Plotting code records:
=-=-=
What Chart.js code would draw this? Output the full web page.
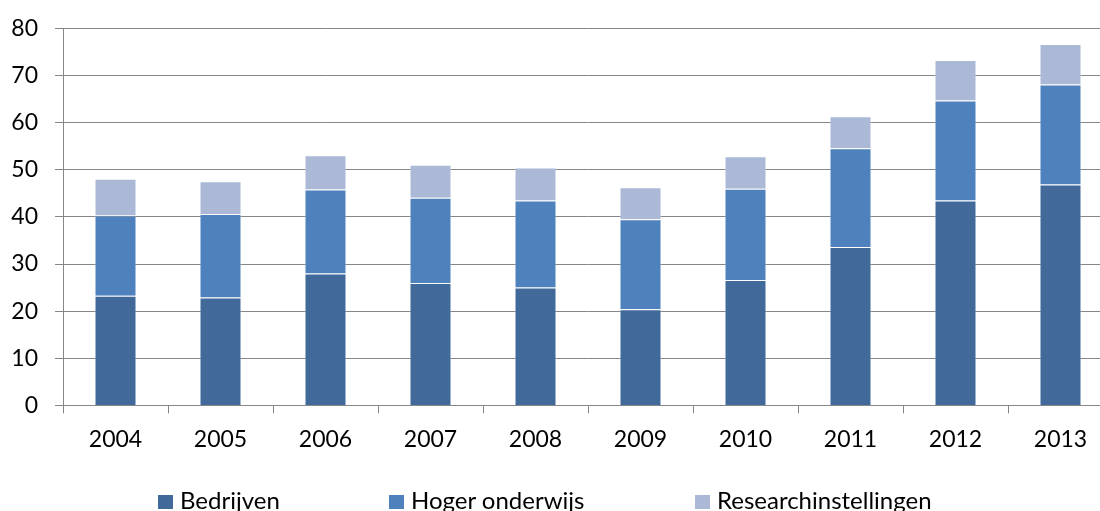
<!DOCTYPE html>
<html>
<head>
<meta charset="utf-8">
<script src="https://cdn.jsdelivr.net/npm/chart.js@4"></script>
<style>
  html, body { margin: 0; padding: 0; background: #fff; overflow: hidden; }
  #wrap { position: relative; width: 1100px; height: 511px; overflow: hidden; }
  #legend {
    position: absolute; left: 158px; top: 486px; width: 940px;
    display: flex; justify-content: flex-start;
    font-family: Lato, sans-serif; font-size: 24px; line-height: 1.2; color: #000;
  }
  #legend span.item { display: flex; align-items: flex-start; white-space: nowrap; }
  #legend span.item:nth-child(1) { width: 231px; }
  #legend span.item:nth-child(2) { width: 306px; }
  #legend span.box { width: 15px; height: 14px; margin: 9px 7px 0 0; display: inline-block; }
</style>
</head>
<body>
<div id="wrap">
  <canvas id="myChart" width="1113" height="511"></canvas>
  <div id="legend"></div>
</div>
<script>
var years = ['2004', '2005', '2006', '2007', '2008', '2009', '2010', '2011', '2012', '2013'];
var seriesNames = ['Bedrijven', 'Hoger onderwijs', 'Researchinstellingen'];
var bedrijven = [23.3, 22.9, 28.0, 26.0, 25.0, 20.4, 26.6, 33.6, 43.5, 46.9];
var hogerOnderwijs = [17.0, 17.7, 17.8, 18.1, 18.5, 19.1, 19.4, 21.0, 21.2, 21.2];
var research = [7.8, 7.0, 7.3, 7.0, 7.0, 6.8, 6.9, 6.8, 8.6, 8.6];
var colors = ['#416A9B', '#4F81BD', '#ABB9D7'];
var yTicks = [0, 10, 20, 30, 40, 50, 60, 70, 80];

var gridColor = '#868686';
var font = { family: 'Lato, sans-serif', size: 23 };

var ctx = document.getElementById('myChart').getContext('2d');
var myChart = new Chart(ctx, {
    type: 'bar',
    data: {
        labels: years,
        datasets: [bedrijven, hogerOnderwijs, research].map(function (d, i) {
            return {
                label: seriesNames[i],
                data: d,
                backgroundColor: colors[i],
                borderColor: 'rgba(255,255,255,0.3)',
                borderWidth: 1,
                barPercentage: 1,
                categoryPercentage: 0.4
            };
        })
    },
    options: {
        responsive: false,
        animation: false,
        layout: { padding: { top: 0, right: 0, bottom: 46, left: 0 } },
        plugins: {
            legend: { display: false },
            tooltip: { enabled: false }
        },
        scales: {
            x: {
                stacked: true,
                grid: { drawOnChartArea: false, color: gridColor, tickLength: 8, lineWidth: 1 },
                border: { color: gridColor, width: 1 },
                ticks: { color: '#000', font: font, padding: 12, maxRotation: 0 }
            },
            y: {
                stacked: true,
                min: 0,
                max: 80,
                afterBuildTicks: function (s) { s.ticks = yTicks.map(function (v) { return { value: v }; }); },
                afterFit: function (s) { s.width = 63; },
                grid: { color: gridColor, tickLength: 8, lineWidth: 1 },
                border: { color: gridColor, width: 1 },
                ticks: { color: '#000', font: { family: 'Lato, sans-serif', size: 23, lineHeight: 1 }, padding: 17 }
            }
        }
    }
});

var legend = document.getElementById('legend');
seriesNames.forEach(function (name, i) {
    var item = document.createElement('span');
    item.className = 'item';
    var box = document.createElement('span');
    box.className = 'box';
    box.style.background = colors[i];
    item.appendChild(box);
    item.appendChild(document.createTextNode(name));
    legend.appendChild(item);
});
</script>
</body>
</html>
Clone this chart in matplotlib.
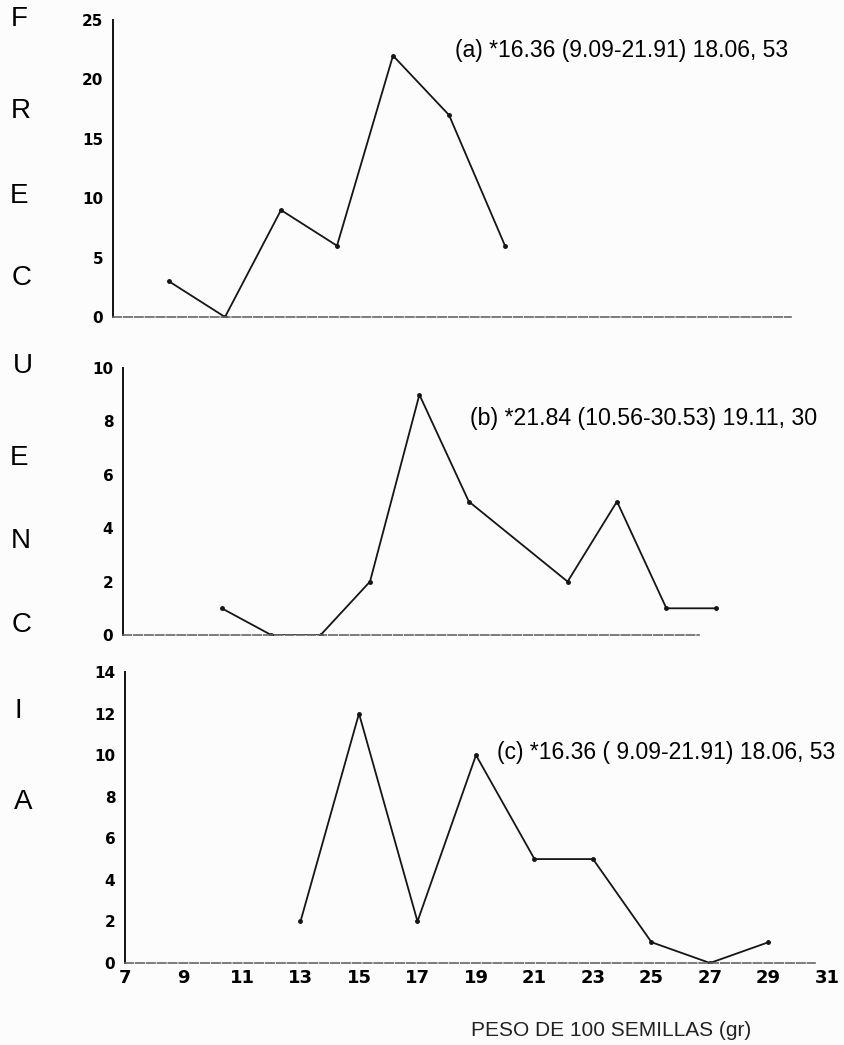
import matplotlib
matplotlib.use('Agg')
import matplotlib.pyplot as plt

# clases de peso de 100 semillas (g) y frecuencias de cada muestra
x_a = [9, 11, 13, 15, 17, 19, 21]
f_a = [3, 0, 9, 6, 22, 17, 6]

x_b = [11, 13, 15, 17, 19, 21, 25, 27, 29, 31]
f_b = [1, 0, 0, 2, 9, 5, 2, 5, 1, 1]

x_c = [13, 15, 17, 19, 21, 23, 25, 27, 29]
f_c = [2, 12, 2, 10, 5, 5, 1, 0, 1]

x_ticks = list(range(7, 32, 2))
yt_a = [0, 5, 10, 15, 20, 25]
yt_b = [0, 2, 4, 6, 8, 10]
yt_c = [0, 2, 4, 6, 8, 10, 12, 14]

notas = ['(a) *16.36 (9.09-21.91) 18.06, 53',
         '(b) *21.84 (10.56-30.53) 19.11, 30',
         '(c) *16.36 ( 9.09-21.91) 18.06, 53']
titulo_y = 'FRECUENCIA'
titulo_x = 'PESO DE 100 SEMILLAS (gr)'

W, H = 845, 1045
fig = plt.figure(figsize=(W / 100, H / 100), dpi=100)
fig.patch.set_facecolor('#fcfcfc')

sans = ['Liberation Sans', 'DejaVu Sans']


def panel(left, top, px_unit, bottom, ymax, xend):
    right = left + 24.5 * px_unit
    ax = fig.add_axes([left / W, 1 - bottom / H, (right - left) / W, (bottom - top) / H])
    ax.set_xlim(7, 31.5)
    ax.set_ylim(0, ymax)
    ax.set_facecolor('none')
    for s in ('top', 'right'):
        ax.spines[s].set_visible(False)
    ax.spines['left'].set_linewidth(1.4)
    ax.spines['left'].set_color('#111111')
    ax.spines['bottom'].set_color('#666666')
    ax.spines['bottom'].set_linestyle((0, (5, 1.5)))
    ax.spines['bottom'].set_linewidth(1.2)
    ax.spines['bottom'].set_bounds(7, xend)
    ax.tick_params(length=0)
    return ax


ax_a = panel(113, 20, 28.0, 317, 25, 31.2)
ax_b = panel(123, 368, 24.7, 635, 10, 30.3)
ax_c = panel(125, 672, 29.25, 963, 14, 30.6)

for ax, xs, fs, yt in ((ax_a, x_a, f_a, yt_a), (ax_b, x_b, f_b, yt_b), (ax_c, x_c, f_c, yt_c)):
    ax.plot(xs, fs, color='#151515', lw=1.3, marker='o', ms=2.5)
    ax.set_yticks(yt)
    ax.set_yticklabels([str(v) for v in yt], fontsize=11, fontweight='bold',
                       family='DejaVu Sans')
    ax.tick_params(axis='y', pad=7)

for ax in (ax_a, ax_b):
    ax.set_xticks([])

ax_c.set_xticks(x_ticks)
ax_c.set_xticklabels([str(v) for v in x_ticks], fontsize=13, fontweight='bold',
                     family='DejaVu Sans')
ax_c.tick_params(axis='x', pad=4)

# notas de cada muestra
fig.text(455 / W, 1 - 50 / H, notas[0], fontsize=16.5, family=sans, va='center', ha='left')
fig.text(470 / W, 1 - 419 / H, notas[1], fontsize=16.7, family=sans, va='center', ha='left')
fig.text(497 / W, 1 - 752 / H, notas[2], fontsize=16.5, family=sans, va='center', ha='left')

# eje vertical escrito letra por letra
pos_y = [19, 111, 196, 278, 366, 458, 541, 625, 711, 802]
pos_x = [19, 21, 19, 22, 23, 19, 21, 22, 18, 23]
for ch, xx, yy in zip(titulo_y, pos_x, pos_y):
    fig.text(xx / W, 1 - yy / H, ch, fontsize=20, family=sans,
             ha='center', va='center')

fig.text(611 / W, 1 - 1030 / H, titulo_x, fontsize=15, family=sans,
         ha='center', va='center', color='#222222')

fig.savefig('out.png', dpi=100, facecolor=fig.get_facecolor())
=-=-=
What is needed:
Reproduce every record word for word. The copy must contain no pictures.

Finished answer:
What Chart.js code would draw this? Output the full web page.
<!DOCTYPE html>
<html>
<head>
<meta charset="utf-8">
<script src="https://cdn.jsdelivr.net/npm/chart.js@4"></script>
<style>
  html, body { margin: 0; padding: 0; background: #fff; overflow: hidden; }
  #wrap { position: relative; width: 1100px; height: 511px; overflow: hidden; }
  #legend {
    position: absolute; left: 158px; top: 486px; width: 940px;
    display: flex; justify-content: flex-start;
    font-family: Lato, sans-serif; font-size: 24px; line-height: 1.2; color: #000;
  }
  #legend span.item { display: flex; align-items: flex-start; white-space: nowrap; }
  #legend span.item:nth-child(1) { width: 231px; }
  #legend span.item:nth-child(2) { width: 306px; }
  #legend span.box { width: 15px; height: 14px; margin: 9px 7px 0 0; display: inline-block; }
</style>
</head>
<body>
<div id="wrap">
  <canvas id="myChart" width="1113" height="511"></canvas>
  <div id="legend"></div>
</div>
<script>
var years = ['2004', '2005', '2006', '2007', '2008', '2009', '2010', '2011', '2012', '2013'];
var seriesNames = ['Bedrijven', 'Hoger onderwijs', 'Researchinstellingen'];
var bedrijven = [23.3, 22.9, 28.0, 26.0, 25.0, 20.4, 26.6, 33.6, 43.5, 46.9];
var hogerOnderwijs = [17.0, 17.7, 17.8, 18.1, 18.5, 19.1, 19.4, 21.0, 21.2, 21.2];
var research = [7.8, 7.0, 7.3, 7.0, 7.0, 6.8, 6.9, 6.8, 8.6, 8.6];
var colors = ['#416A9B', '#4F81BD', '#ABB9D7'];
var yTicks = [0, 10, 20, 30, 40, 50, 60, 70, 80];

var gridColor = '#868686';
var font = { family: 'Lato, sans-serif', size: 23 };

var ctx = document.getElementById('myChart').getContext('2d');
var myChart = new Chart(ctx, {
    type: 'bar',
    data: {
        labels: years,
        datasets: [bedrijven, hogerOnderwijs, research].map(function (d, i) {
            return {
                label: seriesNames[i],
                data: d,
                backgroundColor: colors[i],
                borderColor: 'rgba(255,255,255,0.3)',
                borderWidth: 1,
                barPercentage: 1,
                categoryPercentage: 0.4
            };
        })
    },
    options: {
        responsive: false,
        animation: false,
        layout: { padding: { top: 0, right: 0, bottom: 46, left: 0 } },
        plugins: {
            legend: { display: false },
            tooltip: { enabled: false }
        },
        scales: {
            x: {
                stacked: true,
                grid: { drawOnChartArea: false, color: gridColor, tickLength: 8, lineWidth: 1 },
                border: { color: gridColor, width: 1 },
                ticks: { color: '#000', font: font, padding: 12, maxRotation: 0 }
            },
            y: {
                stacked: true,
                min: 0,
                max: 80,
                afterBuildTicks: function (s) { s.ticks = yTicks.map(function (v) { return { value: v }; }); },
                afterFit: function (s) { s.width = 63; },
                grid: { color: gridColor, tickLength: 8, lineWidth: 1 },
                border: { color: gridColor, width: 1 },
                ticks: { color: '#000', font: { family: 'Lato, sans-serif', size: 23, lineHeight: 1 }, padding: 17 }
            }
        }
    }
});

var legend = document.getElementById('legend');
seriesNames.forEach(function (name, i) {
    var item = document.createElement('span');
    item.className = 'item';
    var box = document.createElement('span');
    box.className = 'box';
    box.style.background = colors[i];
    item.appendChild(box);
    item.appendChild(document.createTextNode(name));
    legend.appendChild(item);
});
</script>
</body>
</html>
Clone this chart in matplotlib.
import matplotlib
matplotlib.use('Agg')
import matplotlib.pyplot as plt

# clases de peso de 100 semillas (g) y frecuencias de cada muestra
x_a = [9, 11, 13, 15, 17, 19, 21]
f_a = [3, 0, 9, 6, 22, 17, 6]

x_b = [11, 13, 15, 17, 19, 21, 25, 27, 29, 31]
f_b = [1, 0, 0, 2, 9, 5, 2, 5, 1, 1]

x_c = [13, 15, 17, 19, 21, 23, 25, 27, 29]
f_c = [2, 12, 2, 10, 5, 5, 1, 0, 1]

x_ticks = list(range(7, 32, 2))
yt_a = [0, 5, 10, 15, 20, 25]
yt_b = [0, 2, 4, 6, 8, 10]
yt_c = [0, 2, 4, 6, 8, 10, 12, 14]

notas = ['(a) *16.36 (9.09-21.91) 18.06, 53',
         '(b) *21.84 (10.56-30.53) 19.11, 30',
         '(c) *16.36 ( 9.09-21.91) 18.06, 53']
titulo_y = 'FRECUENCIA'
titulo_x = 'PESO DE 100 SEMILLAS (gr)'

W, H = 845, 1045
fig = plt.figure(figsize=(W / 100, H / 100), dpi=100)
fig.patch.set_facecolor('#fcfcfc')

sans = ['Liberation Sans', 'DejaVu Sans']


def panel(left, top, px_unit, bottom, ymax, xend):
    right = left + 24.5 * px_unit
    ax = fig.add_axes([left / W, 1 - bottom / H, (right - left) / W, (bottom - top) / H])
    ax.set_xlim(7, 31.5)
    ax.set_ylim(0, ymax)
    ax.set_facecolor('none')
    for s in ('top', 'right'):
        ax.spines[s].set_visible(False)
    ax.spines['left'].set_linewidth(1.4)
    ax.spines['left'].set_color('#111111')
    ax.spines['bottom'].set_color('#666666')
    ax.spines['bottom'].set_linestyle((0, (5, 1.5)))
    ax.spines['bottom'].set_linewidth(1.2)
    ax.spines['bottom'].set_bounds(7, xend)
    ax.tick_params(length=0)
    return ax


ax_a = panel(113, 20, 28.0, 317, 25, 31.2)
ax_b = panel(123, 368, 24.7, 635, 10, 30.3)
ax_c = panel(125, 672, 29.25, 963, 14, 30.6)

for ax, xs, fs, yt in ((ax_a, x_a, f_a, yt_a), (ax_b, x_b, f_b, yt_b), (ax_c, x_c, f_c, yt_c)):
    ax.plot(xs, fs, color='#151515', lw=1.3, marker='o', ms=2.5)
    ax.set_yticks(yt)
    ax.set_yticklabels([str(v) for v in yt], fontsize=11, fontweight='bold',
                       family='DejaVu Sans')
    ax.tick_params(axis='y', pad=7)

for ax in (ax_a, ax_b):
    ax.set_xticks([])

ax_c.set_xticks(x_ticks)
ax_c.set_xticklabels([str(v) for v in x_ticks], fontsize=13, fontweight='bold',
                     family='DejaVu Sans')
ax_c.tick_params(axis='x', pad=4)

# notas de cada muestra
fig.text(455 / W, 1 - 50 / H, notas[0], fontsize=16.5, family=sans, va='center', ha='left')
fig.text(470 / W, 1 - 419 / H, notas[1], fontsize=16.7, family=sans, va='center', ha='left')
fig.text(497 / W, 1 - 752 / H, notas[2], fontsize=16.5, family=sans, va='center', ha='left')

# eje vertical escrito letra por letra
pos_y = [19, 111, 196, 278, 366, 458, 541, 625, 711, 802]
pos_x = [19, 21, 19, 22, 23, 19, 21, 22, 18, 23]
for ch, xx, yy in zip(titulo_y, pos_x, pos_y):
    fig.text(xx / W, 1 - yy / H, ch, fontsize=20, family=sans,
             ha='center', va='center')

fig.text(611 / W, 1 - 1030 / H, titulo_x, fontsize=15, family=sans,
         ha='center', va='center', color='#222222')

fig.savefig('out.png', dpi=100, facecolor=fig.get_facecolor())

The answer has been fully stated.